Concerning romantic relationships, I would say there are only four types of relationship problems, which I presented as taxonomic categories in my book The Divine Truths of Love. These categories can shift and overlap - they are:
1) Minor everyday issues: tiny disputes about
domestic preferences, trivial behavioural irritations, things each beloved
needs to work on, etc
2) External life issues: stressors unrelated
to the relationship itself (health, work, grief, living in extreme poverty,
living in a war zone, etc) that indirectly erode relational satisfaction.
3) Fundamental incompatibilities: mismatches
in religious belief, values, physical attraction, wanting children, life goals,
psychological or developmental wounds, etc, that may require dissolution if
they can’t be managed or compromised.
4) Bad beloveds: one or more partner is just
not a good/mature/faithful/honest enough person to sustain a good relationship.
From an economic and rational-choice perspective,
relationships can be modelled as systems of interdependent utility functions.
Category 1 problems (minor everyday issues) represent low-cost inefficiencies
that persist due to limited self-awareness or lack of proper attention and
responsibility. On their own, these should never be the cause of breaking up.
If all your problems are category 1 problems, then with more truthseeking and
effort, your relationship is likely to be sustainable and healthy.
Category 2 problems (external life
issues) act as negative shocks to the relationship’s system - they depress
relational utility without necessarily reflecting intrinsic partner quality or compatibility.
Jack and Jill may be compatible as a couple, but a big stress, crisis or trauma
unrelated to the relationship itself can cause dissolution. However, many
relationships not only survive these but go on to be stronger because of how
the beloveds got through the situation together. Couples ill-equipped to deal
with category 2 problems will likely find that cumulative transaction costs and
emotional debt make optimisation nearly impossible.
Category 3 problems (fundamental incompatibilities) are usually a deal-breaker - and often should be - because they are akin to essential structural mismatches in alignment, where they cannot be mitigated or reconciled. And lastly, category 4 problems (bad beloveds) are usually insurmountable without radical change, because they not only naturally generate lots of category 1 and 3 problems, but bad beloveds constitute agents whose behaviour systematically destroys utility for their partner, necessitating that ‘fail fast’ exit rather than further investment is the dominant and prudent strategy.

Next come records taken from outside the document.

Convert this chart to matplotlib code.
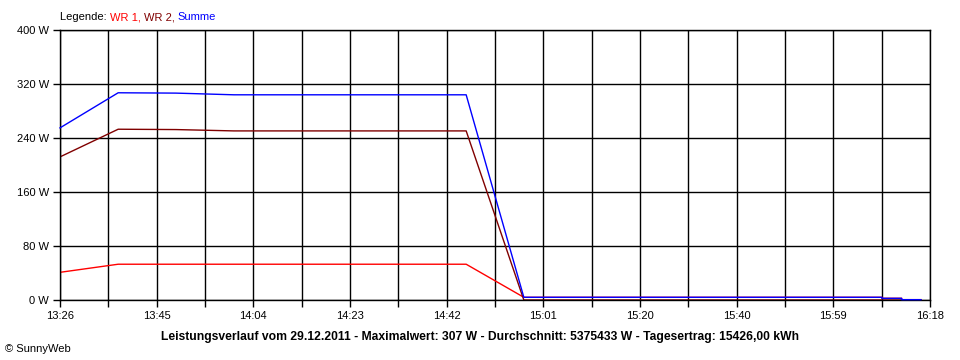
import numpy as np
import matplotlib.pyplot as plt

plt.rcParams['font.family'] = ['Liberation Sans', 'DejaVu Sans']
plt.rcParams['font.size'] = 8

# minutes after 13:26
minutes = [0, 11.5, 22.9, 34.4, 45.9, 57.3, 68.8, 80.3, 91.7, 103.2, 114.7, 126.1,
           137.6, 149.1, 162.5, 162.5, 166.4, 166.4, 170.2]
wr1 = [41, 53, 53, 53, 53, 53, 53, 53, 4, 4, 4, 4, 4, 4, 4, 2.5, 2.5, 0.5, 0.5]
wr2 = [212, 253, 252.5, 250.5, 250.5, 250.5, 250.5, 250.5, 0, 0, 0, 0, 0, 0, 0, 0, 0, 0, 0]
summe = [255, 307, 306.5, 304, 304, 304, 304, 304, 4, 4, 4, 4, 4, 4, 4, 2.5, 2.5, 0.5, 0.5]

x_labels = ['13:26', '13:45', '14:04', '14:23', '14:42', '15:01', '15:20', '15:40', '15:59', '16:18']
y_ticks = [0, 80, 160, 240, 320, 400]
title = ('Leistungsverlauf vom 29.12.2011 - Maximalwert: 307 W - '
         'Durchschnitt: 5375433 W - Tagesertrag: 15426,00 kWh')

fig = plt.figure(figsize=(9.6, 3.6), dpi=100)
ax = fig.add_axes([60 / 960, 60 / 360, 870 / 960, 270 / 360])

# WR lines stay under the axis line, Summe sits on top of it
ax.plot(minutes, wr1, color='#ff0000', lw=1, zorder=2)
ax.plot(minutes, wr2, color='#800000', lw=1, zorder=2)
ax.plot(minutes, summe, color='#0000ff', lw=1, zorder=3, clip_on=False)

# grid: 18 intervals, label every second one
grid_x = np.linspace(0, 172, 19)
ax.set_xticks(grid_x)
labels = [''] * 19
labels[::2] = x_labels
ax.set_xticklabels(labels)
ax.set_yticks(y_ticks)
ax.set_yticklabels([f'{v} W' for v in y_ticks])
ax.set_xlim(0, 172)
ax.set_ylim(0, 400)
ax.grid(True, color='black', lw=1)
ax.set_axisbelow(True)
for s in ax.spines.values():
    s.set_color('black')
    s.set_linewidth(1)
ax.tick_params(length=5, width=1, color='black', pad=3, labelsize=8)

# legend line
t0 = fig.text(60 / 960, 1 - 17 / 360, 'Legende: ', color='black', va='center', fontsize=8)
t1 = ax.annotate('WR 1, ', xy=(1, 0), xycoords=t0, va='bottom', color='#ff0000', fontsize=8)
t2 = ax.annotate('WR 2, ', xy=(1, 0), xycoords=t1, va='bottom', color='#800000', fontsize=8)
ax.annotate('Summe', xy=(1, 0), xycoords=t2, va='bottom', color='#0000ff', fontsize=8)

fig.text(0.5, 23 / 360, title, ha='center', va='center', fontsize=8.75, fontweight='bold')
fig.text(5 / 960, 11 / 360, '\u00a9 SunnyWeb', ha='left', va='center', fontsize=8)

fig.savefig('out.png', dpi=100)
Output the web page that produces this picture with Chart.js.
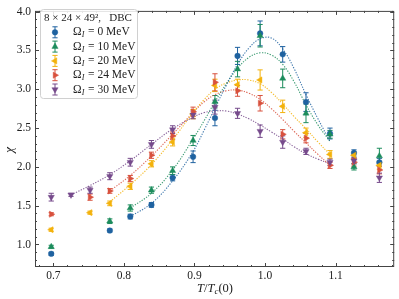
<!DOCTYPE html>
<html><head><meta charset="utf-8">
<script src="https://cdn.jsdelivr.net/npm/chart.js@4.4.1/dist/chart.umd.min.js"></script>
<style>html,body{margin:0;padding:0;background:#fff;}canvas{display:block;}</style>
</head><body>
<canvas id="c" width="399" height="299"></canvas>
<script>
// ---- data ----
const T = [0.697,0.725,0.752,0.780,0.809,0.839,0.869,0.898,0.929,0.961,0.993,1.025,1.058,1.092,1.126,1.162];
const chi0  = [0.88,null,null,1.18,1.36,1.51,1.86,2.13,2.63,3.43,3.72,3.45,2.835,2.43,2.18,2.06];
const err0  = [0.02,null,null,0.02,0.03,0.03,0.04,0.075,0.10,0.11,0.16,0.10,0.12,0.07,0.04,0.05];
const chi10 = [0.97,null,null,1.30,1.47,1.70,1.95,2.34,2.84,3.26,3.69,3.14,2.69,2.42,2.00,2.14];
const err10 = [0.02,null,null,0.03,0.04,0.04,0.05,0.065,0.08,0.10,0.145,0.12,0.12,0.05,0.04,0.10];
const chi20 = [1.19,null,1.41,1.53,1.75,2.04,2.32,2.68,3.05,3.06,3.12,2.78,2.44,2.16,2.15,2.02];
const err20 = [0.02,null,0.02,0.03,0.04,0.04,0.05,0.06,0.08,0.07,0.13,0.08,0.06,0.05,0.04,0.05];
const chi24 = [1.39,null,1.61,1.69,1.85,2.15,2.40,2.71,3.09,2.98,2.82,2.42,2.37,2.02,2.06,1.96];
const err24 = [0.02,null,0.04,0.03,0.04,0.04,0.05,0.06,0.11,0.07,0.10,0.06,0.06,0.04,0.05,0.05];
const chi30 = [1.61,1.64,1.70,1.88,2.06,2.29,2.48,2.67,2.77,2.69,2.46,2.32,2.20,2.06,2.08,1.86];
const err30 = [0.05,0.02,0.04,0.045,0.05,0.05,0.05,0.05,0.09,0.065,0.08,0.08,0.04,0.04,0.04,0.06];

// fit curves
const fitT  = [0.725,0.752,0.780,0.809,0.839,0.869,0.898,0.914,0.929,0.945,0.961,0.977,0.993,1.009,1.025,1.041,1.058,1.075,1.092];
const fit0  = [null,null,null,1.36,1.53,1.82,2.20,2.48,2.76,3.05,3.32,3.53,3.65,3.66,3.52,3.27,2.93,2.62,2.33];
const fit10 = [null,null,null,1.47,1.66,1.96,2.36,2.60,2.84,3.07,3.27,3.41,3.47,3.44,3.32,3.10,2.80,2.54,2.33];
const fit20 = [null,null,1.55,1.77,2.03,2.35,2.70,2.87,3.00,3.08,3.12,3.12,3.07,2.96,2.81,2.65,2.49,2.32,2.16];
const fit24 = [null,null,1.69,1.89,2.14,2.42,2.70,2.84,2.93,2.98,2.99,2.95,2.87,2.75,2.61,2.46,2.31,2.16,2.02];
const fit30 = [1.64,1.76,1.90,2.08,2.29,2.49,2.64,2.70,2.72,2.72,2.68,2.62,2.54,2.45,2.36,2.26,2.17,2.10,2.04];

const seriesLabels = ['0','10','20','24','30'];
const legendTitle = '8 × 24 × 49²,   DBC';
const xTicks = [0.7,0.8,0.9,1.0,1.1];
const yTicks = [1.0,1.5,2.0,2.5,3.0,3.5,4.0];

const colors = ['#1f62a0','#1c8c5c','#f3b20c','#d8513d','#764a8b'];
const styles = [
  {ps:'circle', rot:0, r:2.8},
  {ps:'triangle', rot:0, r:3.6},
  {ps:'triangle', rot:-90, r:3.6},
  {ps:'triangle', rot:90, r:3.6},
  {ps:'triangle', rot:180, r:3.6}
];
const ys = [chi0,chi10,chi20,chi24,chi30];
const es = [err0,err10,err20,err24,err30];
const fits = [fit0,fit10,fit20,fit24,fit30];

function pts(xs, vs){ const o=[]; xs.forEach((x,i)=>{ if(vs[i]!==null) o.push({x:x,y:vs[i]}); }); return o; }
function alpha(hex,a){ const n=parseInt(hex.slice(1),16); return `rgba(${n>>16},${(n>>8)&255},${n&255},${a})`; }

const datasets = [];
fits.forEach((f,i)=>{
  datasets.push({type:'line', data:pts(fitT,f), borderColor:alpha(colors[i],0.85), borderWidth:1.1,
    borderDash:[1.3,1.4], pointRadius:0, tension:0.4, fill:false, order:10});
});
ys.forEach((y,i)=>{
  datasets.push({type:'scatter', data:pts(T,y), errs:es[i].filter(v=>v!==null), isData:true,
    pointStyle:styles[i].ps, pointRotation:styles[i].rot, pointRadius:styles[i].r,
    backgroundColor:colors[i], borderColor:alpha(colors[i],0.55), borderWidth:0.8, order:5-i});
});

const SERIF = "'Liberation Serif','DejaVu Serif',serif";

const errPlugin = {
  id:'errbars',
  beforeDatasetsDraw(chart){
    const ctx=chart.ctx, xs=chart.scales.x, yS=chart.scales.y;
    chart.data.datasets.forEach((ds,di)=>{
      if(!ds.isData) return;
      const c = ds.backgroundColor;
      ctx.save(); ctx.strokeStyle=c; ctx.lineWidth=1;
      ds.data.forEach((p,j)=>{
        const e=ds.errs[j]; const px=xs.getPixelForValue(p.x);
        const y1=yS.getPixelForValue(p.y-e), y2=yS.getPixelForValue(p.y+e);
        ctx.beginPath(); ctx.moveTo(px,y1); ctx.lineTo(px,y2);
        ctx.moveTo(px-2.6,y1); ctx.lineTo(px+2.6,y1);
        ctx.moveTo(px-2.6,y2); ctx.lineTo(px+2.6,y2);
        ctx.stroke();
      });
      ctx.restore();
    });
  }
};

const framePlugin = {
  id:'frame',
  afterDraw(chart){
    const ctx=chart.ctx, a=chart.chartArea, xs=chart.scales.x, yS=chart.scales.y;
    ctx.save();
    ctx.strokeStyle='#444'; ctx.lineWidth=1;
    ctx.strokeRect(a.left+0.5,a.top+0.5,a.right-a.left-1,a.bottom-a.top-1);
    ctx.beginPath();
    // x ticks
    for(let k=0;k<=60;k++){
      const v=0.6+k*0.02; if(v<xs.min||v>xs.max) continue;
      const major = Math.abs(v*10-Math.round(v*10))<1e-6;
      const L = major?4:2; const px=Math.round(xs.getPixelForValue(v))+0.5;
      ctx.moveTo(px,a.bottom); ctx.lineTo(px,a.bottom-L);
      ctx.moveTo(px,a.top); ctx.lineTo(px,a.top+L);
    }
    for(let k=0;k<=50;k++){
      const v=0.5+k*0.1; if(v<yS.min||v>yS.max) continue;
      const major = Math.abs(v*2-Math.round(v*2))<1e-6;
      const L = major?4:2; const py=Math.round(yS.getPixelForValue(v))+0.5;
      ctx.moveTo(a.left,py); ctx.lineTo(a.left+L,py);
      ctx.moveTo(a.right,py); ctx.lineTo(a.right-L,py);
    }
    ctx.stroke();

    // axis labels
    ctx.fillStyle='#222';
    ctx.textBaseline='middle';
    ctx.save();
    ctx.translate(10,150); ctx.rotate(-Math.PI/2);
    ctx.font="italic 13px "+SERIF; ctx.textAlign='center';
    ctx.fillText('χ',0,0);
    ctx.restore();
    // x label T/T_c(0)
    ctx.textAlign='left';
    const parts=[{t:'T',f:'italic 12.5px '+SERIF,dy:0},{t:'/',f:'12.5px '+SERIF,dy:0},{t:'T',f:'italic 12.5px '+SERIF,dy:0},{t:'c',f:'italic 9px '+SERIF,dy:3},{t:'(0)',f:'12.5px '+SERIF,dy:0}];
    let w=0; parts.forEach(p=>{ctx.font=p.f; w+=ctx.measureText(p.t).width;});
    let x=215-w/2;
    parts.forEach(p=>{ctx.font=p.f; ctx.fillText(p.t,x,289+p.dy); x+=ctx.measureText(p.t).width;});

    // legend
    const bx=40.5, by=9.5, bw=97, bh=89;
    ctx.beginPath();
    const r=3;
    ctx.moveTo(bx+r,by); ctx.lineTo(bx+bw-r,by); ctx.quadraticCurveTo(bx+bw,by,bx+bw,by+r);
    ctx.lineTo(bx+bw,by+bh-r); ctx.quadraticCurveTo(bx+bw,by+bh,bx+bw-r,by+bh);
    ctx.lineTo(bx+r,by+bh); ctx.quadraticCurveTo(bx,by+bh,bx,by+bh-r);
    ctx.lineTo(bx,by+r); ctx.quadraticCurveTo(bx,by,bx+r,by); ctx.closePath();
    ctx.fillStyle='rgba(255,255,255,0.85)'; ctx.fill();
    ctx.strokeStyle='#d0d0d0'; ctx.lineWidth=1; ctx.stroke();
    ctx.fillStyle='#222';
    ctx.font='11px '+SERIF; ctx.textAlign='left';
    ctx.fillText(legendTitle,44,18.5);
    seriesLabels.forEach((lab,i)=>{
      const cy=32.3+i*14.3, mx=55;
      ctx.strokeStyle=colors[i]; ctx.lineWidth=1;
      ctx.beginPath();
      ctx.moveTo(mx,cy-5.5); ctx.lineTo(mx,cy+5.5);
      ctx.moveTo(mx-2.6,cy-5.5); ctx.lineTo(mx+2.6,cy-5.5);
      ctx.moveTo(mx-2.6,cy+5.5); ctx.lineTo(mx+2.6,cy+5.5);
      ctx.stroke();
      ctx.fillStyle=colors[i]; ctx.strokeStyle=alpha(colors[i],0.55); ctx.lineWidth=0.8;
      Chart.helpers.drawPoint(ctx,{pointStyle:styles[i].ps,rotation:styles[i].rot,radius:styles[i].r,borderWidth:0.8},mx,cy);
      ctx.fillStyle='#222';
      let tx=73;
      ctx.font='11.5px '+SERIF; ctx.fillText('Ω',tx,cy); tx+=ctx.measureText('Ω').width;
      ctx.font='italic 8px '+SERIF; ctx.fillText('I',tx+0.3,cy+3); tx+=ctx.measureText('I').width+1;
      ctx.font='11.5px '+SERIF; ctx.fillText(' = '+lab+' MeV',tx,cy);
    });
    ctx.restore();
  }
};

new Chart(document.getElementById('c'),{
  type:'scatter',
  data:{datasets:datasets},
  plugins:[errPlugin,framePlugin],
  options:{
    responsive:false, animation:false, devicePixelRatio:1,
    layout:{padding:{left:0,right:4,top:5,bottom:0}},
    plugins:{legend:{display:false},tooltip:{enabled:false}},
    scales:{
      x:{type:'linear',min:0.674,max:1.183,
        grid:{display:false,drawTicks:false}, border:{display:false},
        afterBuildTicks(s){ s.ticks = xTicks.map(v=>({value:v})); },
        afterFit(s){ s.height=32; },
        ticks:{padding:2,color:'#222',font:{family:SERIF,size:11.5},maxRotation:0,callback:v=>Number(v).toFixed(1)}},
      y:{type:'linear',min:0.71,max:4.01,
        grid:{display:false,drawTicks:false}, border:{display:false},
        afterBuildTicks(s){ s.ticks = yTicks.map(v=>({value:v})); },
        afterFit(s){ s.width=35; },
        ticks:{padding:4,color:'#222',font:{family:SERIF,size:11.5},callback:v=>Number(v).toFixed(1)}}
    }
  }
});
</script>
</body></html>
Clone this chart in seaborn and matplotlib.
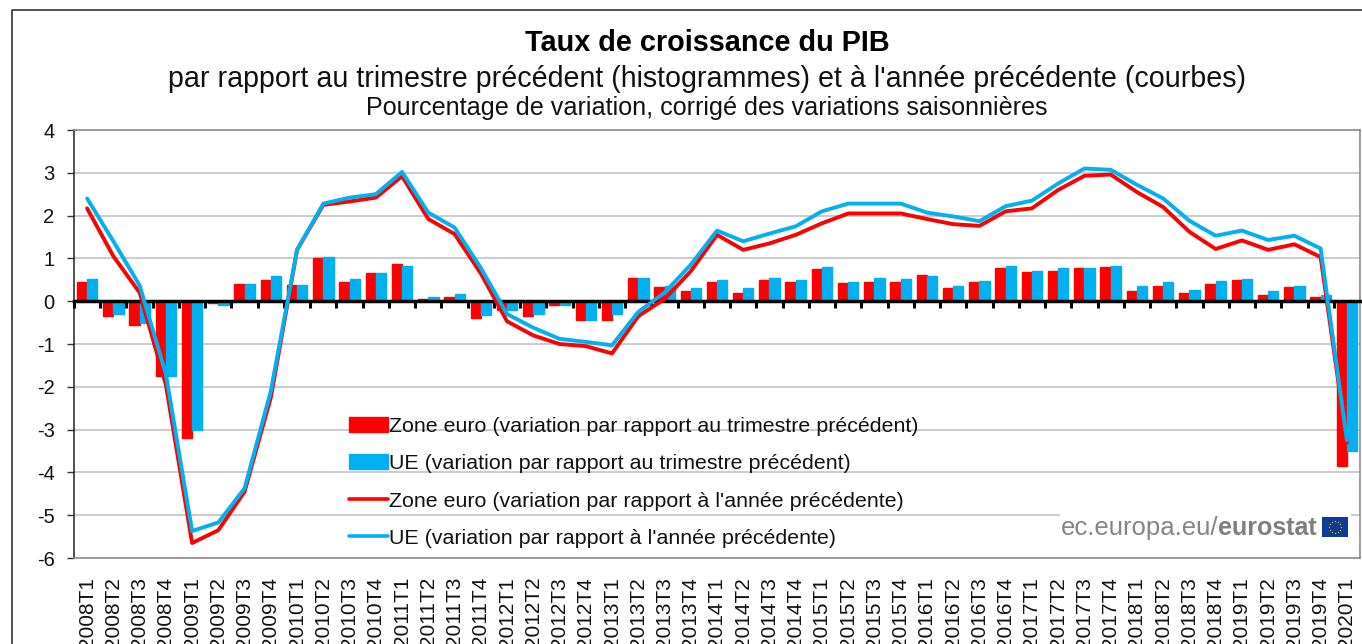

I believe that a proper understanding of these categories provides a framework for evaluating relational investment, risk, and potential returns. I also believe that any unmarried, childless couple can work together to assess their relationship in the short-to-medium term, under the above heuristic, and have a judicious stab at whether to invest more in the relationship or dissolve it and (hopefully) part amicably.